Même les familles des prisonniers israéliens ont préféré accepter l'accord plutôt que d'envahir Rafah, et sont descendues dans les rues de Tel-Aviv le soir même. Pourtant, Netanyahu était déterminé à poursuivre l'invasion, laissant le véritable objectif de l'attaque ouvert aux spéculations.
7 mai 2024 - Dans une déclaration sur Telegram, Abu Ubaida, porte-parole des Brigades al-Qassam, a indiqué que Judy Weinstein (70 ans) avait été blessée avec un autre détenu israélien lors d'une attaque israélienne qui a touché l'endroit où ils se trouvaient. « Elle est morte parce qu'elle n'a pas reçu les soins médicaux intensifs dont elle avait besoin, l'occupation ayant détruit les hôpitaux de la bande de Gaza », a déploré Abu Ubaida. Il a indiqué que la captive avait été initialement blessée le 7 octobre, mais qu'elle avait été admise dans des hôpitaux de l'enclave et qu'une fois rétablie, elle avait été ramenée à son lieu d'incarcération..
L'invasion a commencé le 7 mai et s'est limité au début au point de passage de Rafah reliant Gaza à l'Égypte et l'est de Rafah. Le quotidien israélien Haaretz a rapporté qu'Israël s'était engagé à limiter l'invasion de Rafah à la partie orientale de la ville et à confier le contrôle du poste-frontière à une société privée américaine.
La portée prévue de l'invasion reste donc inconnue.
Rafistoler le projet sioniste
Un certain nombre d'analystes ont proposé différentes explications sur les véritables intentions qui sous-tendent l'invasion de Rafah. La plupart ont tendance à souligner que le principal moteur de l'invasion est Netanyahu et ses alliés du courant ouvertement fasciste : Netanyahu parce qu'il a intérêt à prolonger la guerre pour éviter de rendre des comptes sur les échecs du 7 octobre, et le courant fasciste parce que ses représentants veulent que toute la bande de Gaza soit rasée et ethniquement nettoyée.
D'autres pensent que Netanyahu est dans une impasse et qu'il essaie de calmer les deux parties de son cabinet de guerre - il envoie donc une équipe de négociation au Caire pour satisfaire les prétendus « pragmatiques » Benny Gantz et Gadi Eizenkot, tout en lançant l'invasion pour satisfaire les partisans de la ligne dure comme Smotrich et Ben-Gvir.

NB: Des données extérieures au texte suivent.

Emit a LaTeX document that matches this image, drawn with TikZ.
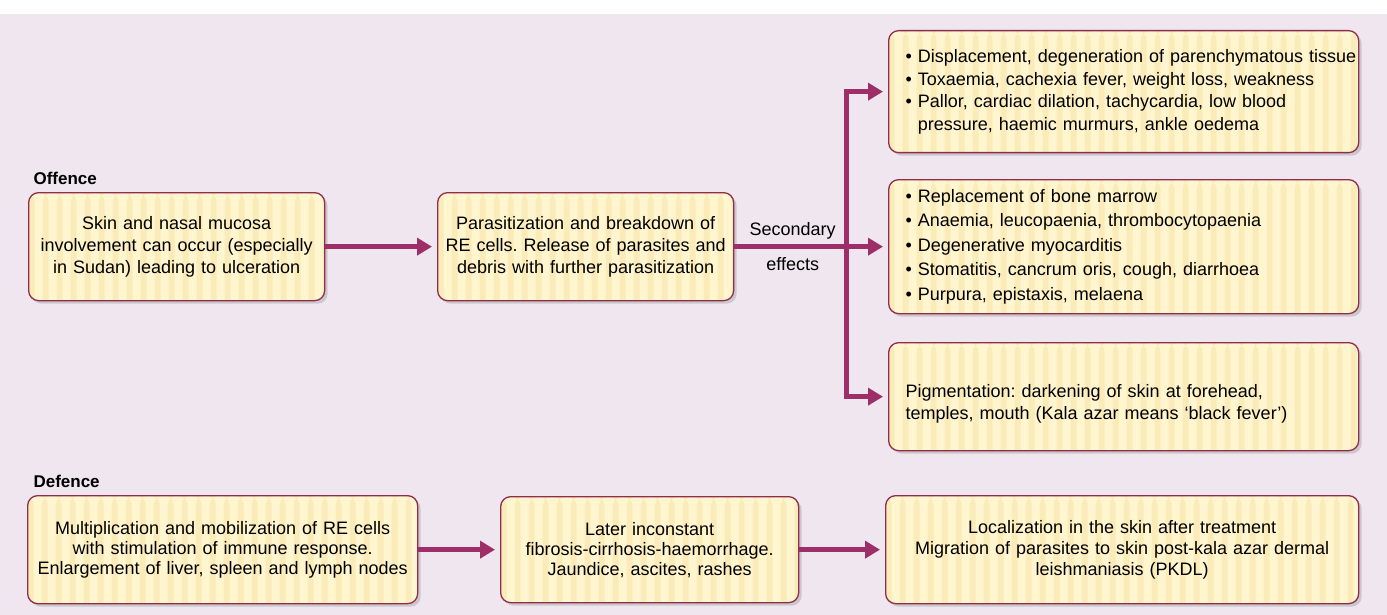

Toutes ces explications contiennent des éléments de vérité, mais elles sont loin d'expliquer les véritables intentions qui se cachent derrière l'invasion de Rafah. Plus important encore, elles ignorent le fait que l'ensemble de l'establishment politique israélien est également engagé dans l'invasion, et que les seuls points de divergence résident dans le calendrier de l'invasion et la place de l'échange de prisonniers dans ce calendrier.
La véritable raison de l'incapacité d'Israël à faire marche arrière réside dans sa peur que les performances militaires de l'armée israélienne au cours de la guerre ne déterminent l'avenir de l'expérience sioniste, en particulier à la lumière du coup dévastateur qui a été porté à sa force de dissuasion le 7 octobre.